It has been been awhile since I have written anything on this blog…I really didn’t think that I would be away for so long but I am just believing that it has been more a summer thing and nothing else.
Today I began painting the upstairs bathroom. I had to smile as Carl and I had the conversation that we always encounter when I get the painting bug.
Carl: Why are you painting?
Helen: Because the room looks terrible and it is time.
Carl: It looks fine…why don’t you just wash the walls?
Helen: I did! It hasn’t changed the fact that this room
Carl: Didn’t you just paint last year?
Helen: No…it has been at least 3 years…
Carl: (shrugs his shoulders and walks away while shaking his head.)
I returned home after that eternal discourse with two gallons of paint in my hands. I did what I said I would never ever do again…I painted the walls WHITE!!!!!
After having such a wonderful time painting the different rooms of our house in deep and rich and sometimes bright colors…I had proudly declared that I would never again paint my walls white…ever.
I had made the er, mistake of letting my girls choose the colors of their primary bathroom when they were 13 and 9…thus I painted a powder room periwinkle and yellow…initially since the room was rather drab to begin with it was very cheerful but after maybe 3 months…it was not that delightful.
I primed like a good painter and had quite a bit of trouble covering that pesky periwinkle. I put the first coat of the clean crisp white and still the old color showed through making my white seem a bit gray…tomorrow hopefully the second coat will do the trick.
As I was finishing the last of the rolling for the night…I thought about how this painting project is a bit like me…maybe like you as well. I won’t beat around the bush…I am a sinner with a capitol “S”. Thankfully, I have met a Redeemer who loves me anyway and He forgives me and makes me clean…in fact, a crisp clean white. But often I doubt that I am really cleaned up. I feel a bit gray…and a bit unbecoming. Have I really been forgiven…for it all? But my Savior says that I don’t need more than one coat…in fact, I don’t even need primer…when He says I am forgiven…He means it…that very moment…it is done…finished…I don’t have to come back tomorrow or the day after that and inspect to see if He missed a spot or did one area of His grace drip and leave my sin exposed. He takes care it all…it is complete…
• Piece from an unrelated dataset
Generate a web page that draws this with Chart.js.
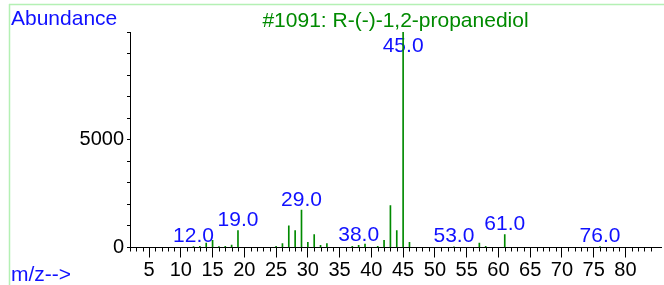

He’s working on a masterpiece…did you realize that? Right now, it might seem to be a bit like a Picasso but I am betting that one day…we all will be gallery worthy…actually the Father thinks we are pretty priceless right now.
My painting party has given me even more reason to celebrate having a new room. It has reminded me that I have a new heart getting closer and closer to His all the time. I have been cleansed and set free from judgment. How I hope that one day the Father won’t have to shake His head puzzled by my behavior because I will have learned that I just have to come to Him…let Him apply my coat of grace and know that He means it and so I can believe it.
“Come now, let us reason together,” says the Lord.
Though your sins are like scarlet,
they shall be as white as snow;
though they are red as crimson,
they shall be like wool.”
“If we confess our sins, He is faithful and just and will forgive us our sins and purify us from all
I John 1:9
Sometimes I wish that life was a little bit more like painting by the numbers but…you know if you have ever looked at one of those canvasses…there is quite a bit of white spread abroad…it brings all the color into focus…so there is a place for bold wonderful color but there has to be white….Amen!